Printing-houses that pretend to turn out careful work, such as publishing books and periodicals, should follow some model of unquestioned authority; but as proper exemplars are not often at hand, the daily newspaper, being omnipresent, is taken for a pattern.
The purpose of this handbook is to furnish a guide based on the scholarship and technical knowledge of some of the world’s greatest authors and printers. As blunders and inconsistencies creep into print everywhere, even when special care is taken to avoid them, the author expects this very work to be an example of the mistakes it warns others to avoid. Such shortcomings as here appear, however, should serve to emphasize the need of great pains by all who write and print.
Some years ago it fell to the author to harmonize the style-codes of three printing-houses that were doing work for him. In seeking a model of accuracy and typographical neatness the system expounded by Theodore Low De Vinne, used by the Century Magazine and the Century Company, was chosen.
It was discovered that there never has been any formal style-code in use by the De Vinne-Century printers. They have learned the style by studying De Vinne’s Correct Composition and like works of his on typography. Office experience teaches printers the written and unwritten laws of the De Vinne code.
The method of the Century printers has been largely the method of the author of this manual. By correspondence with Mr. De Vinne, by studying his books, and by the practical application of his rules to the work of many offices the writer has come to know his methods, which are believed to be the simplest and most scholarly in use in the United States to-day. More than eighty per cent of the rules herein expounded are codified from the works of De Vinne, or gleaned from Teall and similar sources of indisputable authority. The work of the Chicago Proofreaders’ Association has been found helpful in the compounding of words.
System is as necessary in a printing-house as in a bank, and classification and obedience to the law of the office are absolutely essential to the production of correct composition. Since many editors and patrons, authors and others are usually either careless or untrained in the art of preparing copy, the printer must be extremely painstaking and methodic, or his work will be censured, and he will be blamed for every fault that shows itself in ‘cold type.’ The owners of newspapers printed at other men’s offices are especially unreasonable when mistakes occur. No matter how careless such customers are with their work, they expect the printer to be infallible. Every publisher of wide experience will corroborate this statement. The skilful writer expects reasonable accuracy, the ignoramus wants printers to be Macaulays and mind-readers as well.
[2.] Why Style-codes are Necessary. Style-codes are necessary because much of the copy that is presented to printers is neither written nor edited with reference to accuracy, consistency, or the rules of orderly typography. Indeed much copy is not edited at all; it reaches the case or the machine with its original crudities thick upon it, and if blunders are discovered by the public the slovenly authors defend themselves by charging them to ‘errors of the types,’ or blunders of the printers. On account of the general carelessness of writers, style-codes are necessary; they enable printers and proofreaders to hold writers within reasonable bounds. If all things were written just as they should be printed, style-codes would be useless.
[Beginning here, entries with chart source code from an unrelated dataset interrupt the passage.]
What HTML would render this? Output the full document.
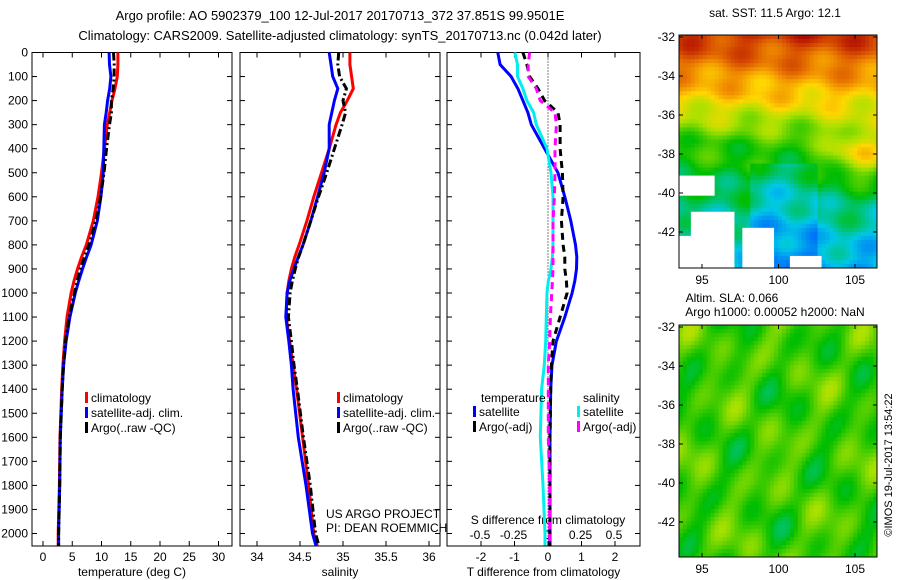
<!DOCTYPE html>
<html><head><meta charset="utf-8">
<style>
body{margin:0;background:#fff;}
svg{display:block;font-family:"Liberation Sans",sans-serif;}
text{fill:#000;}
</style></head>
<body>
<svg id="fig" width="900" height="580" viewBox="0 0 900 580" xmlns="http://www.w3.org/2000/svg">
<text x="340" y="20" font-size="13" text-anchor="middle">Argo profile: AO 5902379_100 12-Jul-2017 20170713_372 37.851S 99.9501E</text>
<text x="340" y="40" font-size="13" text-anchor="middle">Climatology: CARS2009. Satellite-adjusted climatology: synTS_20170713.nc (0.042d later)</text>
<g id="p1"></g>
<g id="p2"></g>
<g id="p3"></g>
<g id="m1"></g>
<g id="m2"></g>
<text x="775" y="17" font-size="12" text-anchor="middle">sat. SST: 11.5 Argo: 12.1</text>
<text x="732" y="302" font-size="12" text-anchor="middle">Altim. SLA: 0.066</text>
<text x="775" y="316" font-size="12" text-anchor="middle">Argo h1000: 0.00052 h2000: NaN</text>
<text x="0" y="0" font-size="11" text-anchor="middle" transform="translate(892,465) rotate(-90)">©IMOS 19-Jul-2017 13:54:22</text>
</svg>
<script>
// ---------- data ----------
const depths = [0,50,100,150,200,250,300,400,500,600,700,800,850,900,950,1000,1100,1200,1300,1400,1600,1800,2000,2050];
const tClim  = [12.8,12.8,12.7,12.3,11.8,11.4,11.0,10.5,10.0,9.4,8.6,7.4,6.6,5.9,5.3,4.8,4.1,3.7,3.4,3.2,2.9,2.8,2.6,2.6];
const sClim  = [35.08,35.08,35.1,35.12,35.05,34.97,34.92,34.84,34.75,34.66,34.58,34.49,34.44,34.4,34.37,34.35,34.34,34.38,34.42,34.46,34.53,34.6,34.66,34.7];
const dTsat  = [-1.5,-1.43,-1.1,-0.9,-0.75,-0.6,-0.5,-0.1,0.3,0.5,0.68,0.82,0.86,0.85,0.8,0.72,0.5,0.25,0.12,0.08,0.06,0.06,0.06,0.06];
const dTargo = [-0.75,-0.63,-0.55,-0.3,-0.1,0.3,0.36,0.36,0.43,0.45,0.4,0.45,0.5,0.5,0.55,0.57,0.36,0.15,0.1,0.08,0.06,0.06,0.06,0.06];
const dSsat  = [-0.24,-0.22,-0.22,-0.18,-0.15,-0.1,-0.08,0,0.03,0.045,0.045,0.045,0.04,0.03,0.01,0,-0.005,-0.01,-0.02,-0.04,-0.05,-0.03,-0.015,-0.015];
const dSargo = [-0.13,-0.14,-0.14,-0.08,-0.05,0.06,0.07,0.06,0.06,0.055,0.045,0.045,0.045,0.045,0.04,0.035,0.025,0.02,0.01,0.01,0.01,0.02,0.02,0.02];
const depthTicks = [0,100,200,300,400,500,600,700,800,900,1000,1100,1200,1300,1400,1500,1600,1700,1800,1900,2000];
const tTicks = [0,5,10,15,20,25,30];
const sTicks = [34,34.5,35,35.5,36];
const dTTicks = [-2,-1,0,1,2];
const dSTicks = [-0.5,-0.25,0,0.25,0.5];
const dSTickLabels = ["-0.5","-0.25","0","0.25","0.5"];
const latTicks = [-32,-34,-36,-38,-40,-42];
const lonTicks = [95,100,105];

const NS="http://www.w3.org/2000/svg";
function el(tag, attrs, parent){const e=document.createElementNS(NS,tag);for(const k in attrs)e.setAttribute(k,attrs[k]);parent.appendChild(e);return e;}
const TOP=52.5, BOT=546, Y=d=>TOP+d*0.2405;

function panel(g, x0, x1, xf, ticks, labels, xlabel){
  el('rect',{x:x0,y:TOP,width:x1-x0,height:BOT-TOP,fill:'none',stroke:'#000','stroke-width':1},g);
  ticks.forEach((t,i)=>{const x=xf(t);
    el('line',{x1:x,x2:x,y1:BOT,y2:BOT-5,stroke:'#000'},g);
    el('line',{x1:x,x2:x,y1:TOP,y2:TOP+5,stroke:'#000'},g);
    const tx=el('text',{x:x,y:BOT+15,'font-size':12,'text-anchor':'middle'},g);tx.textContent=labels[i];
    
    
  });
  depthTicks.forEach(d=>{const y=Y(d);
    el('line',{x1:x0,x2:x0+5,y1:y,y2:y,stroke:'#000'},g);
    el('line',{x1:x1,x2:x1-5,y1:y,y2:y,stroke:'#000'},g);
  });
  const xl=el('text',{x:(x0+x1)/2,y:576,'font-size':12,'text-anchor':'middle'},g);xl.textContent=xlabel;
  
  
}
function line(g, xs, xf, color, dash, w, name){
  const pts=depths.map((d,i)=>xf(xs[i]).toFixed(1)+','+Y(d).toFixed(1)).join(' ');
  const p=el('polyline',{points:pts,fill:'none',stroke:color,'stroke-width':w,'stroke-dasharray':dash||'none'},g);
  
  
}
function legend(g, x, y, items){
  items.forEach((it,i)=>{
    el('rect',{x:x,y:y+i*15-10,width:3,height:11,fill:it[0]},g);
    const t=el('text',{x:x+6,y:y+i*15,'font-size':12},g);t.textContent=it[1];
    
    
  });
}

// panel 1: temperature
const p1=document.getElementById('p1');
const xT=v=>43+v*5.85;
panel(p1,32,232,xT,tTicks,tTicks.map(String),'temperature (deg C)');
depthTicks.forEach(d=>{const t=el('text',{x:28,y:Y(d)+4,'font-size':12,'text-anchor':'end'},p1);t.textContent=d;
  
  });
line(p1,tClim,xT,'#ff0000','',3,'temp-climatology-line');
line(p1,tClim.map((v,i)=>v+dTsat[i]),xT,'#0000ff','',3,'temp-satellite-line');
line(p1,tClim.map((v,i)=>v+dTargo[i]),xT,'#000','8,3,2,3',3,'temp-argo-line');
legend(p1,85,402,[['#f00','climatology'],['#00f','satellite-adj. clim.'],['#000','Argo(..raw -QC)']]);

// panel 2: salinity
const p2=document.getElementById('p2');
const xS=v=>257+(v-34)*86;
panel(p2,240,440,xS,sTicks,sTicks.map(String),'salinity');
line(p2,sClim,xS,'#ff0000','',3,'sal-climatology-line');
line(p2,sClim.map((v,i)=>v+dSsat[i]),xS,'#0000ff','',3,'sal-satellite-line');
line(p2,sClim.map((v,i)=>v+dSargo[i]),xS,'#000','8,3,2,3',3,'sal-argo-line');
legend(p2,337,402,[['#f00','climatology'],['#00f','satellite-adj. clim.'],['#000','Argo(..raw -QC)']]);
const u1=el('text',{x:326,y:518,'font-size':12},p2);u1.textContent='US ARGO PROJECT';
const u2=el('text',{x:326,y:532,'font-size':12},p2);u2.textContent='PI: DEAN ROEMMICH';

// panel 3: differences
const p3=document.getElementById('p3');
const xdT=v=>548+v*33.5, xdS=v=>547+v*134;
panel(p3,447,640,xdT,dTTicks,dTTicks.map(String),'T difference from climatology');
el('line',{x1:548,x2:548,y1:TOP,y2:BOT,stroke:'#000','stroke-dasharray':'1,2'},p3);
dSTicks.forEach((t,i)=>{const tx=el('text',{x:xdS(t),y:539,'font-size':12,'text-anchor':'middle'},p3);tx.textContent=dSTickLabels[i];
  
  });
const st=el('text',{x:548,y:524,'font-size':12,'text-anchor':'middle'},p3);st.textContent='S difference from climatology';
line(p3,dTsat,xdT,'#0000ff','',3,'tdiff-satellite-line');
line(p3,dSsat,xdS,'#00eeee','',3,'sdiff-satellite-line');
line(p3,dTargo,xdT,'#000','7,5',3,'tdiff-argo-line');
line(p3,dSargo,xdS,'#ff00ff','7,5',3,'sdiff-argo-line');
const th=el('text',{x:481,y:402,'font-size':12},p3);th.textContent='temperature';
const sh=el('text',{x:583,y:402,'font-size':12},p3);sh.textContent='salinity';
legend(p3,473,416,[['#00f','satellite'],['#000','Argo(-adj)']]);
legend(p3,577,416,[['#0ee','satellite'],['#f0f','Argo(-adj)']]);

// maps
const CMAP=[[0,[0,0,140]],[0.15,[0,80,255]],[0.3,[0,200,230]],[0.45,[0,190,0]],[0.6,[170,225,0]],[0.7,[255,215,0]],[0.8,[240,140,0]],[0.9,[210,70,0]],[1,[170,0,0]]];
function cmap(v){v=Math.max(0,Math.min(1,v));
  for(let k=1;k<CMAP.length;k++){if(v<=CMAP[k][0]){const a=CMAP[k-1],b=CMAP[k],f=(v-a[0])/(b[0]-a[0]);
    return 'rgb('+a[1].map((c,i)=>Math.round(c+(b[1][i]-c)*f)).join(',')+')';}}
  return 'rgb(170,0,0)';}
const MX0=679,MX1=877,lonX=l=>702+(l-95)*15.3;
function mapAxes(g,y0,y1){
  const latY=la=>y0+2+(-32-la)*19.5;
  el('rect',{x:MX0,y:y0,width:MX1-MX0,height:y1-y0,fill:'none',stroke:'#000'},g);
  latTicks.forEach(la=>{const y=latY(la);
    el('line',{x1:MX0,x2:MX0+4,y1:y,y2:y,stroke:'#000'},g);
    el('line',{x1:MX1,x2:MX1-4,y1:y,y2:y,stroke:'#000'},g);
    const t=el('text',{x:675,y:y+4,'font-size':12,'text-anchor':'end'},g);t.textContent=la;
    
    });
  lonTicks.forEach(lo=>{const x=lonX(lo);
    el('line',{x1:x,x2:x,y1:y1,y2:y1-4,stroke:'#000'},g);
    el('line',{x1:x,x2:x,y1:y0,y2:y0+4,stroke:'#000'},g);
    const t=el('text',{x:x,y:y1+16,'font-size':12,'text-anchor':'middle'},g);t.textContent=lo;
    
    });
}
function drawMap(g,y0,y1,fn){
  const nx=50,ny=58,cw=(MX1-MX0)/nx,ch=(y1-y0)/ny;
  for(let j=0;j<ny;j++)for(let i=0;i<nx;i++){
    const c=fn(i/nx,j/ny);
    el('rect',{x:(MX0+i*cw).toFixed(2),y:(y0+j*ch).toFixed(2),width:(cw+0.4).toFixed(2),height:(ch+0.4).toFixed(2),fill:c},g);
  }
}
const m1=document.getElementById('m1');
drawMap(m1,35,268,(u,v)=>{
  if((v>0.6&&v<0.68&&u<0.18)||(v>0.75&&u<0.28&&!(v<0.85&&u<0.05))||(v>0.82&&u>0.3&&u<0.48)||(v>0.94&&u>0.55&&u<0.72)) return '#fff';
  let val;
  if(v<0.25) val=0.92-v*0.8;
  else if(v<0.45) val=0.72-(v-0.25)*1.1;
  else val=0.5-(v-0.45)*0.45;
  val+=0.04*Math.sin(u*23+v*9)+0.03*Math.sin(v*41-u*7);
  const dx=(u-0.9)/0.15, dy=(v-0.5)/0.1;
  val+=0.22*Math.exp(-(dx*dx+dy*dy));
  if(v>0.55&&u>0.35&&u<0.7) val-=0.06;
  return cmap(val);
});
mapAxes(m1,35,268);
const m2=document.getElementById('m2');
drawMap(m2,325,557,(u,v)=>{
  const val=0.5+0.05*Math.sin(u*14+1)*Math.cos(v*11)+0.04*Math.sin(u*29+v*17)+0.03*Math.cos(v*23-u*8);
  return cmap(val);
});
mapAxes(m2,325,557);
</script>
</body></html>
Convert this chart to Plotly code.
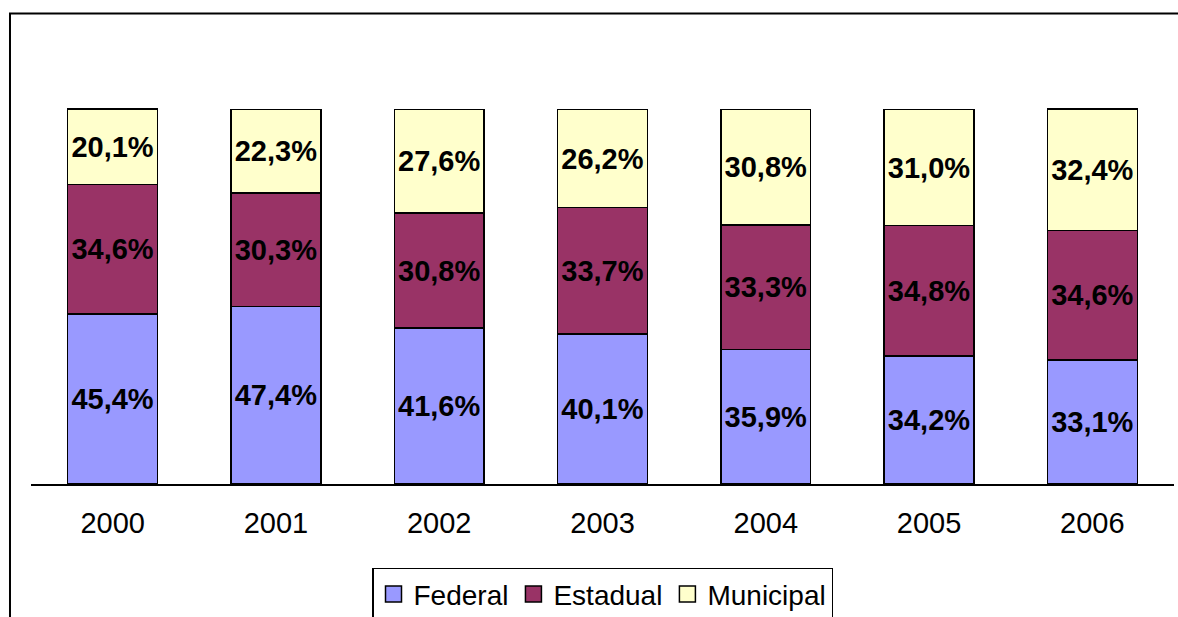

[3.] Edited Manuscripts Save Money. Just as short words and short, simple sentences save the time and energy required to gather the meaning that would be clouded by the use of long, involved sentences, so clearly written and accurately prepared manuscripts save time, energy, and money in the printing-office.
Typewritten copy is almost a necessity in this busy age, but whether penned or typed, manuscripts should be consistent in style, and above all readily legible. Fast typesetting machines should not be made slow and expensive by the carelessness and indistinct manuscripts of editors and other writers for the press.
[4.] Uniformity is Essential to Success. Uniformity in the method of using capital letters, compound words, punctuation marks, etc., is essential where any care is taken with printed matter. It is astonishing that many editors, reporters, ministers, lawyers, and others who write for publication are not only ignorant of typographical niceties, but of fundamentals as well. Going further, it may be said that many printing-houses are conducted in a haphazard way, as if uniformity and accuracy were luxuries beyond price. Even under the best system, contradictions and other errors are certain to abound. The best that can be expected is to reduce blunders to the minimum.